Again, as will not surprise you, can you say more on what some of the techniques are that help provide, as you put it, "full control of the access line"?

This means that any user flow must be understood, classified and controlled according to:
- its importance to the business (YouTube 'might' be less critical than the CEO video commenting the last quarter results);
- its technical requirements: real time, near real time, transactional, data transfer, etc...
- and of course the user behavior (she/he needs to read, think and do a lot of other things before initiating the next transaction over the very same connection).
All of this is at the core of the ANS datapath capabilities.

So, Thierry, what do you see as some of the most important options that are available for a company to ensure good performance - or at least to make sure that performance is not horrible?

My take is that enterprises must think global and refrain to deploy specialized stuff each time a new issue occurs. I plead for an holistic approach where all applications and all delivery modes are taken into account simultaneously: after all, we no more think of deploying one network per application while virtualization allows to use the very same hardware server for many different applications - Only an all-in-one approach can associate efficiency, easy operations and low TCO.

I totally agree with the holistic approach. In fact, we are closer than ever to the point where we have a truly converged network where the communications infrastructure and the applications are inextricably linked.

What do you see as the most important two or three steps to reaching this ultimate goal?
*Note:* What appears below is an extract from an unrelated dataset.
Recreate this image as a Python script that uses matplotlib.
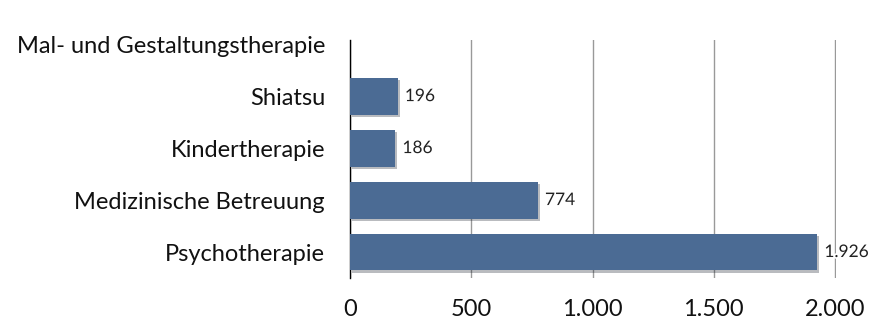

In my opinion, this is a matter of perspective. As long as we think bottom-up, the problem is too complicated: it's just like petting your cat in the wrong way - beware the claws! In a top-down approach, you start from the objectives and you infer the means. To come to your point, I would say:
- start from the result you want to reach (KPIs, guarantee of critical apps performance...)
- use a tool that is intelligent enough to take in charge the real-time part of the job and let it do the dirty job
- concentrate on what matters: stop troubleshooting your WAN, govern it!